Following Rofe’s resignation, the Premier added another dramatic flourish by announcing that the ideal new DPP would be in the mould of Eliot Ness, the legendary US revenue agent who ended gangster Al Capone’s reign of terror over 1930s Chicago. Rann told The Advertiser that the concept of such a prosecutor might be “abhorrent” to some senior people in the Law Society “but fortunately, they won’t be choosing the next DPP”.

UniSA Associate Professor Rick Sarre, who has written extensively on justice issues, believes that the chase for votes is clouding the issue. “Law and order is seen as an election winner after Bob Carr’s Labor Party won three elections in New South Wales with a tough-on-crime stance,” he says.

Prof Sarre believes that this race to get tougher than the opposition leads to a lack of meaningful political dialogue. “In relation to law and order, there’s never any real debate,” he says. “If the government says that ‘we’re going to get tough on knives’, then the opposition says, ‘we’ll get tougher’. The debate only moves in one direction.”

Nor is Prof Sarre convinced that the public is always in favour of longer sentences: “Overseas studies reinforce the view that, when the public has all the facts of the case available to it, and when they are aware of the sentencing options available, they usually agree with the judge’s decision.”

Tough policy talk and action is not always translated into safer communities according to Prof Sarre. “While [Attorney General] Michael Atkinson was talking up longer sentences and bigger jails, he cut the crime prevention budget,” he says. “With the money that’s to be spent on a new jail, thousands of people could be put through a drug rehabilitation program.”

Most crime is committed by repeat offenders. According to the Department for Correctional Services, more than 45 per cent of ex-prisoners are back before the courts within two years of their release. Researchers have long argued that a reduction in recidivism rates could go a long way toward a safer community.

UniSA psychology researcher Karen Heseltine believes that offender rehabilitation is a key crime prevention strategy.

“A growing body of literature shows that offender rehabilitation can work but we need to be selective about the methods that we use and to target treatment programs that have proven to be effective,” she says.

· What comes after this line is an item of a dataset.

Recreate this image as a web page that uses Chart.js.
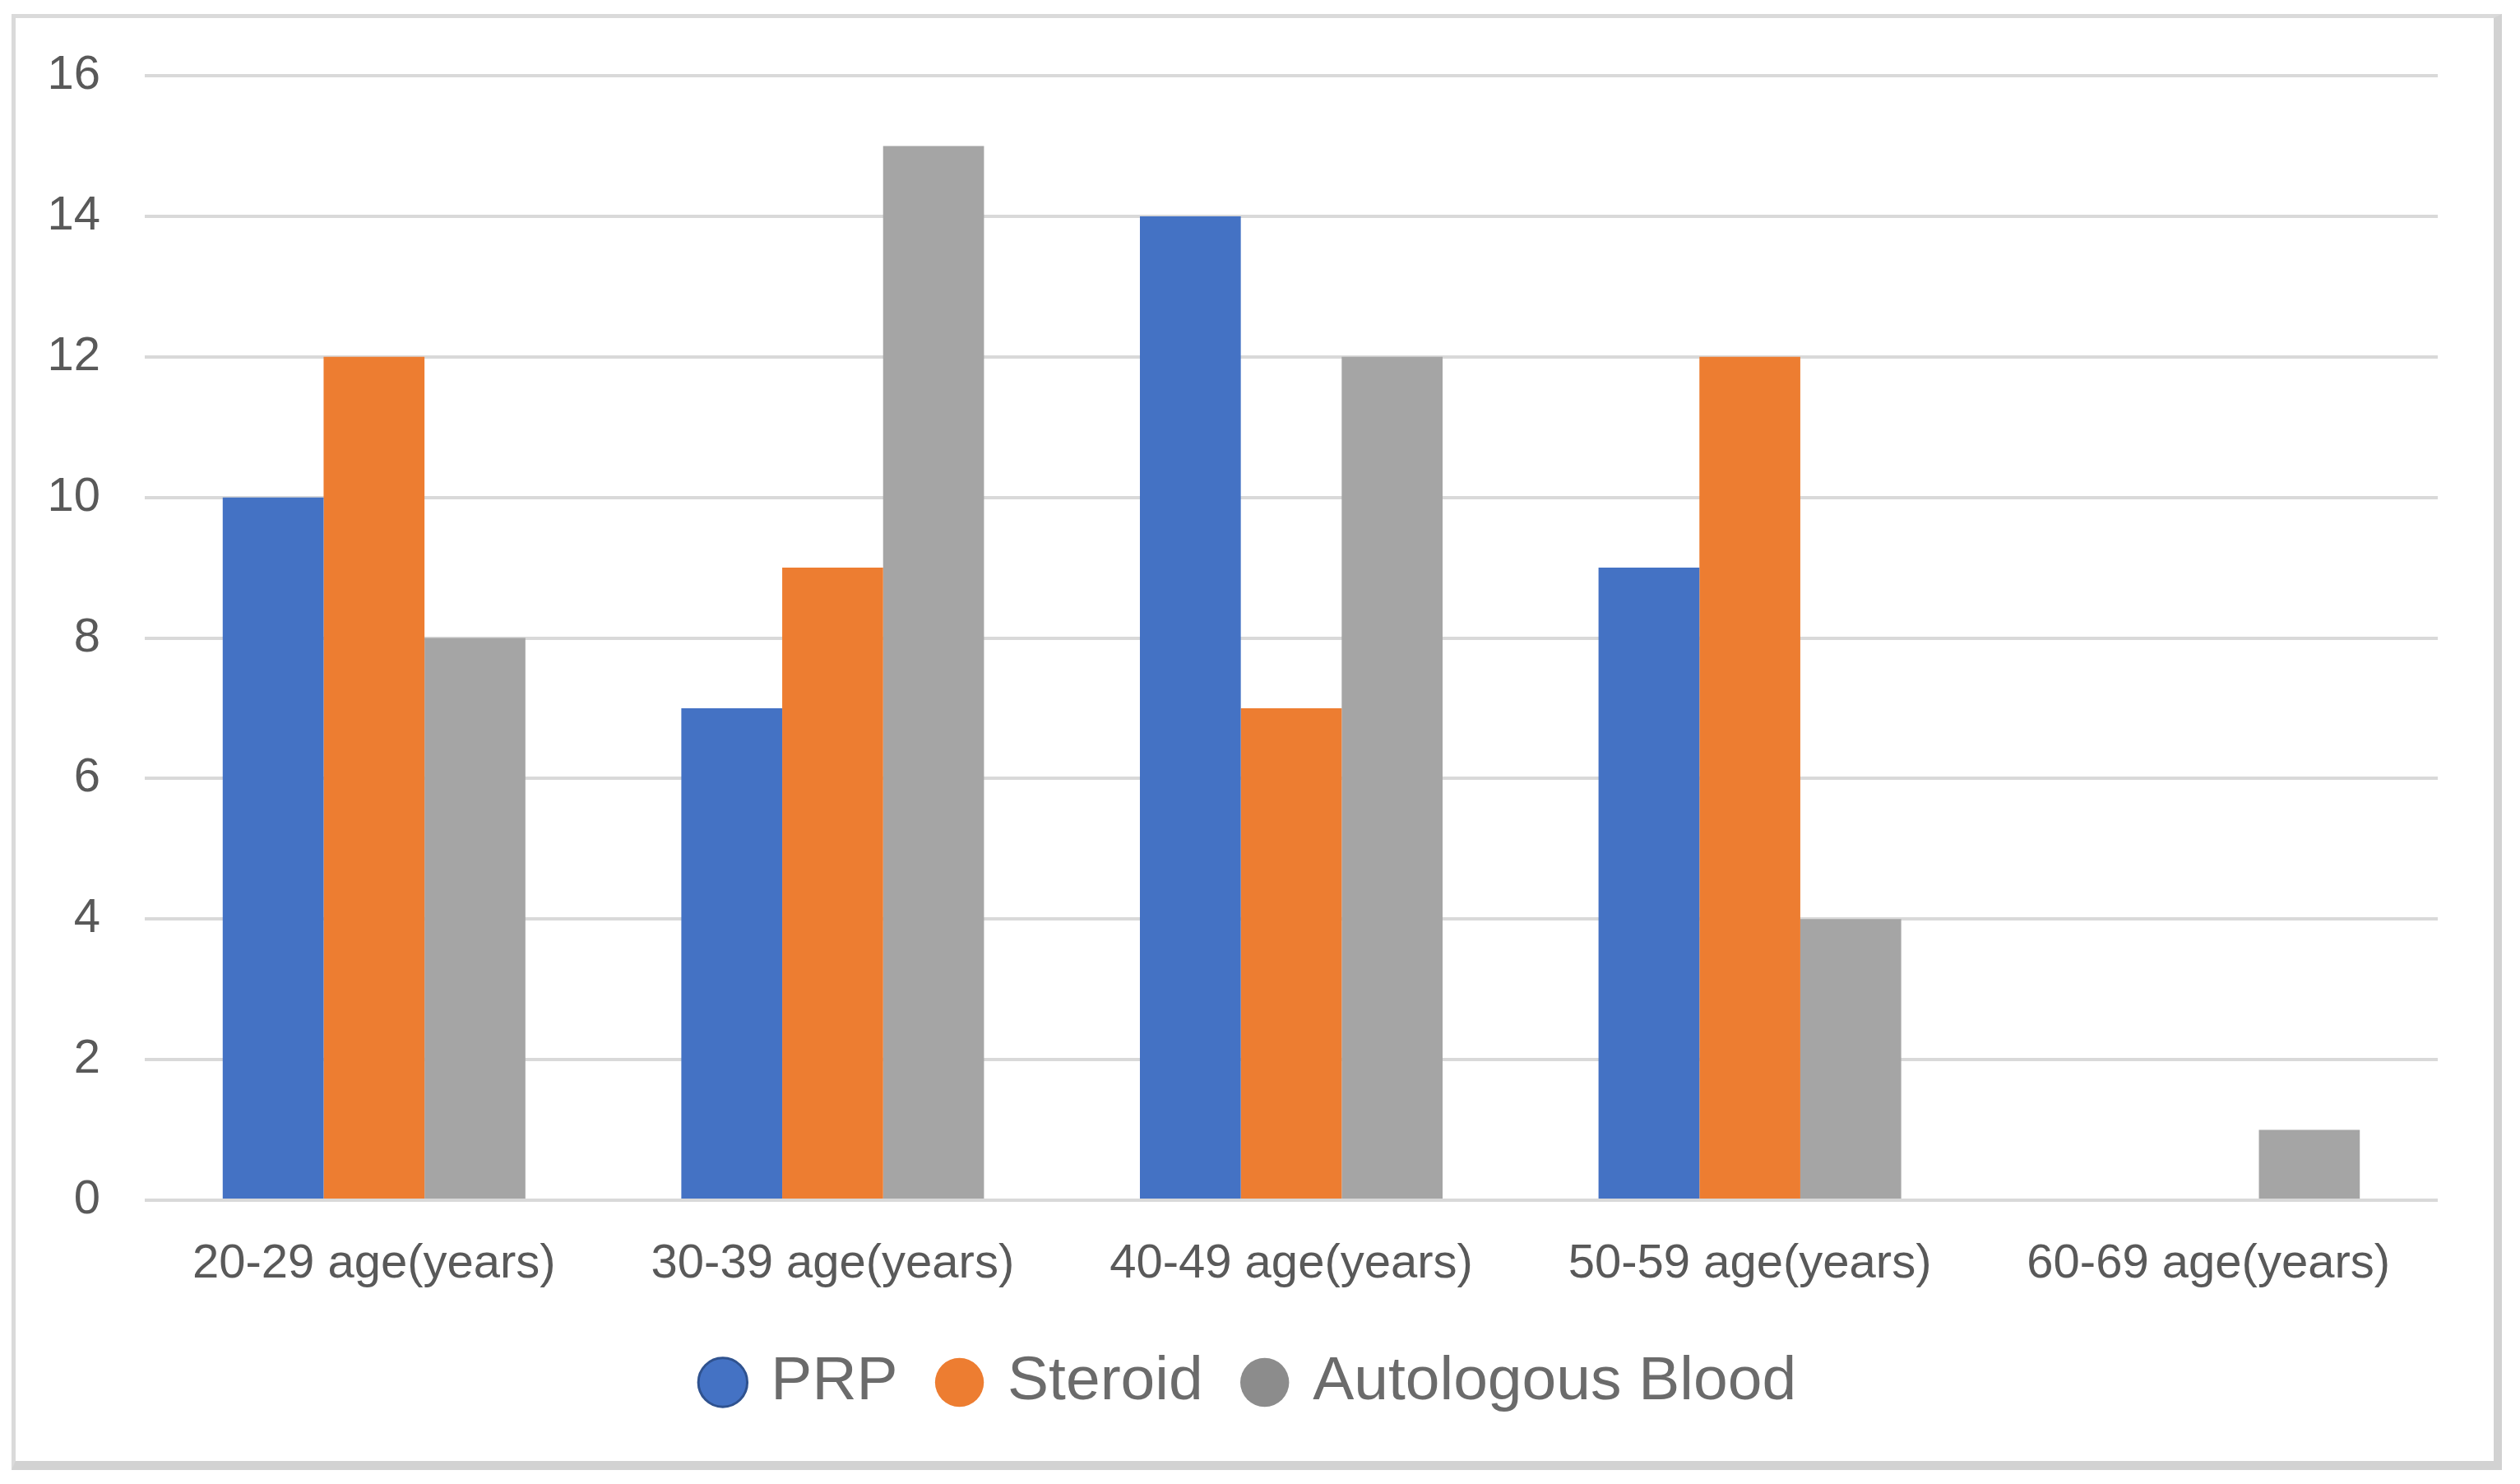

Heseltine stresses that the long term benefits of rehabilitation are worth the effort. “Studies have shown that that the benefits, both financial and emotional, in a reduction in crime far outweigh the costs of offender rehabilitation.”

In early May, correctional services minister Terry Roberts announced that an offender rehabilitation program worth $1.5m annually over four years which aims to tackle re-offending rates among violent sexual offenders is soon to be implemented. Some of the money has been earmarked to address recidivism among indigenous prisoners, grossly over–represented in our jails.

Victim Support Service CEO Mike Dawson is a supporter of such moves and believes that the state has been moving in the right direction in services for victims of crime. “Progress has been made each year for the past seven years in terms of recognising their rights in legislation, money spent and services provided for victims of crime,” he says.

But, Dawson says, there is a long way to go and services for the victims of crime are still inadequate. “We believe that there should be better and more information for victims from diverse and Aboriginal communities,” he says. “We need improved guidelines for victim input in negotiating charges and pleas, permanent funding for victims of crime in rural areas, a reduction of unnecessary delays in court proceedings, more restorative justice options and improvement in vulnerable witness protection.”Last but not least Dawson calls for, “less sensational and more victim-sensitive reporting of crime by the media.”

“There are few votes in offender rehabilitation and methadone treatment doesn’t sell well on talkback radio,” he says. “But there are growing calls from experts for a more balanced approach to justice in South Australia. The search for that balance could be the next challenge in Rann and Atkinson’s war on crime.”